> [GIVEN EXERCISE] From the first line of the data down to and including the line with "0,0,0,0,0,811,323,0,0,0, 0,0,0,0,0,0,0,0,0,0, 0,0,0,0,0,0,0];", copy everything exactly, leaving out pictures.

-------- INFORMATION PROVIDED

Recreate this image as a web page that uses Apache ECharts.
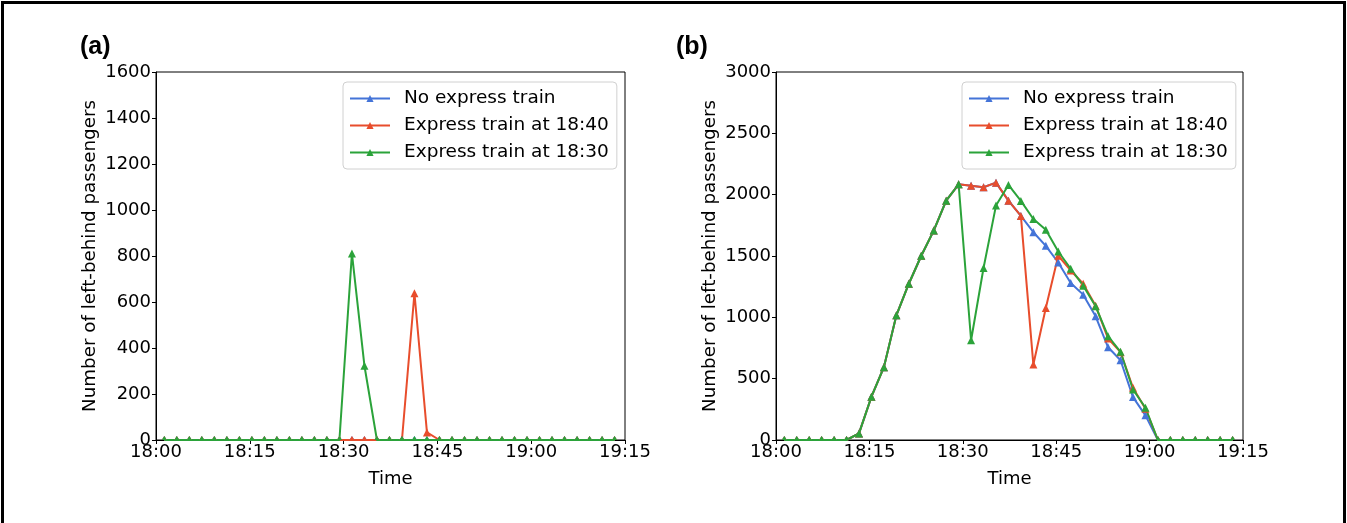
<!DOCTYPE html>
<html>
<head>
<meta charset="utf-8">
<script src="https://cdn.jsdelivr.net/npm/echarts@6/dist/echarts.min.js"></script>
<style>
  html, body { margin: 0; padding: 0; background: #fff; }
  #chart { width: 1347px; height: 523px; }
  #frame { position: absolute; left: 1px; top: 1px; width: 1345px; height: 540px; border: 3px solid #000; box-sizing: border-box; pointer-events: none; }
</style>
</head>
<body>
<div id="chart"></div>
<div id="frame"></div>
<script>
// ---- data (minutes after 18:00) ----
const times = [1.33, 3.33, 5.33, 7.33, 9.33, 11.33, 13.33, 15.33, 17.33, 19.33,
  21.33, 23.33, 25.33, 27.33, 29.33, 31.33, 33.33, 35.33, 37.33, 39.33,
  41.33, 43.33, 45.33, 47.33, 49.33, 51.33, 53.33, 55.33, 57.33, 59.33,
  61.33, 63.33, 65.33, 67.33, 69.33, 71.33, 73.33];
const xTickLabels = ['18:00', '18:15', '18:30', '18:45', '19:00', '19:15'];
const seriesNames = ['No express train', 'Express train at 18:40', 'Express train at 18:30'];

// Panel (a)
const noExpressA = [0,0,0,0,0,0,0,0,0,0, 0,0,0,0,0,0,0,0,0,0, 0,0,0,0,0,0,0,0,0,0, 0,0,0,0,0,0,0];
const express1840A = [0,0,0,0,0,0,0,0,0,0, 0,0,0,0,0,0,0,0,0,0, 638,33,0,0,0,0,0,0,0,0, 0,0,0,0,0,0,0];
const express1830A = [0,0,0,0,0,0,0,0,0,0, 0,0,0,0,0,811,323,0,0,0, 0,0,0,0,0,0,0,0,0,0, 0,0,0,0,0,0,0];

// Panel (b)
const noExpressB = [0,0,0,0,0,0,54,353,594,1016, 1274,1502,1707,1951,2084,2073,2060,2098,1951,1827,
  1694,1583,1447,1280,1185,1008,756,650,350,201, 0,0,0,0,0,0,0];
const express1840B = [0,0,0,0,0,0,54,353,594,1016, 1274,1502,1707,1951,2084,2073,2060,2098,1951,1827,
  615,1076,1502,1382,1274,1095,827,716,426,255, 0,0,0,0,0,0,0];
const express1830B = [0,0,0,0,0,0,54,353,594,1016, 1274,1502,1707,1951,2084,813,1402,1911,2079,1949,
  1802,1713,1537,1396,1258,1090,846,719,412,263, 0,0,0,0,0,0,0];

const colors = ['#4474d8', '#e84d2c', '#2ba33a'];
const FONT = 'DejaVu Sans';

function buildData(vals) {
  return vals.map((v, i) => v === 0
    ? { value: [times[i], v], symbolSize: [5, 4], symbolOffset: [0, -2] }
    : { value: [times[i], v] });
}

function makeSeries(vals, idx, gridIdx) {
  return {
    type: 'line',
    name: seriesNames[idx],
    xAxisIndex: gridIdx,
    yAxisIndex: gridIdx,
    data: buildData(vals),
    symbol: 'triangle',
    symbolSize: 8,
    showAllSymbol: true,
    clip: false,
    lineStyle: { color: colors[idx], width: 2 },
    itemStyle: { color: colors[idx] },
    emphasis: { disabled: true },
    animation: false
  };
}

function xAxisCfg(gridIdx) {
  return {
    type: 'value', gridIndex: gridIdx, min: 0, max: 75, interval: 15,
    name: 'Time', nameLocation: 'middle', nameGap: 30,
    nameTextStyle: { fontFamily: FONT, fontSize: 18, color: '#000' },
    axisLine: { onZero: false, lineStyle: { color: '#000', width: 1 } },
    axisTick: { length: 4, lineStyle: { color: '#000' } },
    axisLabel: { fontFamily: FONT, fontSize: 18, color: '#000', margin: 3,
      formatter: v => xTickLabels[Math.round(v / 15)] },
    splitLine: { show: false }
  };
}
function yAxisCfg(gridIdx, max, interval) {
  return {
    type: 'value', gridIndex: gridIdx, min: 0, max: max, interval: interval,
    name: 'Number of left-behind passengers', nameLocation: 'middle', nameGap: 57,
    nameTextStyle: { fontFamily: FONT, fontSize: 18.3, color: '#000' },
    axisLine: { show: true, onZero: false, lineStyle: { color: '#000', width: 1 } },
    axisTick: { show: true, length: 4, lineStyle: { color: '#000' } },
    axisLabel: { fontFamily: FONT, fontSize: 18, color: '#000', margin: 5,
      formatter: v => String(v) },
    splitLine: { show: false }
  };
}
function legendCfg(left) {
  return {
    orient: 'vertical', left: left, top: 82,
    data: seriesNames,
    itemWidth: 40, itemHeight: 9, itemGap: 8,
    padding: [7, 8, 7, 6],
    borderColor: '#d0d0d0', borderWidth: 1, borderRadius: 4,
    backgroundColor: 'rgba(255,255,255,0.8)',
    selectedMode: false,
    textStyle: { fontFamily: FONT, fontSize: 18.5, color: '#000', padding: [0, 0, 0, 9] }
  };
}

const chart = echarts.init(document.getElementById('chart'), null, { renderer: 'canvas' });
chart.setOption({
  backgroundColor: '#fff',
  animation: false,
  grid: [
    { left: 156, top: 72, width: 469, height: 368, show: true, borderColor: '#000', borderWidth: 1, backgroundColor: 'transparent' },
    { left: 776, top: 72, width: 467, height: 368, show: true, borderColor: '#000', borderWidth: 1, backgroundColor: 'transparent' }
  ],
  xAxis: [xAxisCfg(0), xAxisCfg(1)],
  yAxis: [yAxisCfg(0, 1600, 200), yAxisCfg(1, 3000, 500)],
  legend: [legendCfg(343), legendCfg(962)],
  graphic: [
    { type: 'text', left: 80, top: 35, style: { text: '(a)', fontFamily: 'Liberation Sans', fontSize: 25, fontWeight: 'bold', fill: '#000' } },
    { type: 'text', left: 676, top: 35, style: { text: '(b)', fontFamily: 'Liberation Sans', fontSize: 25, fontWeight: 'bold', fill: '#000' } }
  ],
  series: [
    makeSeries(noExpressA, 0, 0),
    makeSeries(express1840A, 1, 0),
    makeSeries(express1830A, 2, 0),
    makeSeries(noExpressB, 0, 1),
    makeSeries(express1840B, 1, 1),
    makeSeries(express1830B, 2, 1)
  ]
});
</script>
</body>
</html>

----------------

> [TASK OUTPUT]
Recreate this image as a web page that uses Apache ECharts.
<!DOCTYPE html>
<html>
<head>
<meta charset="utf-8">
<script src="https://cdn.jsdelivr.net/npm/echarts@6/dist/echarts.min.js"></script>
<style>
  html, body { margin: 0; padding: 0; background: #fff; }
  #chart { width: 1347px; height: 523px; }
  #frame { position: absolute; left: 1px; top: 1px; width: 1345px; height: 540px; border: 3px solid #000; box-sizing: border-box; pointer-events: none; }
</style>
</head>
<body>
<div id="chart"></div>
<div id="frame"></div>
<script>
// ---- data (minutes after 18:00) ----
const times = [1.33, 3.33, 5.33, 7.33, 9.33, 11.33, 13.33, 15.33, 17.33, 19.33,
  21.33, 23.33, 25.33, 27.33, 29.33, 31.33, 33.33, 35.33, 37.33, 39.33,
  41.33, 43.33, 45.33, 47.33, 49.33, 51.33, 53.33, 55.33, 57.33, 59.33,
  61.33, 63.33, 65.33, 67.33, 69.33, 71.33, 73.33];
const xTickLabels = ['18:00', '18:15', '18:30', '18:45', '19:00', '19:15'];
const seriesNames = ['No express train', 'Express train at 18:40', 'Express train at 18:30'];

// Panel (a)
const noExpressA = [0,0,0,0,0,0,0,0,0,0, 0,0,0,0,0,0,0,0,0,0, 0,0,0,0,0,0,0,0,0,0, 0,0,0,0,0,0,0];
const express1840A = [0,0,0,0,0,0,0,0,0,0, 0,0,0,0,0,0,0,0,0,0, 638,33,0,0,0,0,0,0,0,0, 0,0,0,0,0,0,0];
const express1830A = [0,0,0,0,0,0,0,0,0,0, 0,0,0,0,0,811,323,0,0,0, 0,0,0,0,0,0,0,0,0,0, 0,0,0,0,0,0,0];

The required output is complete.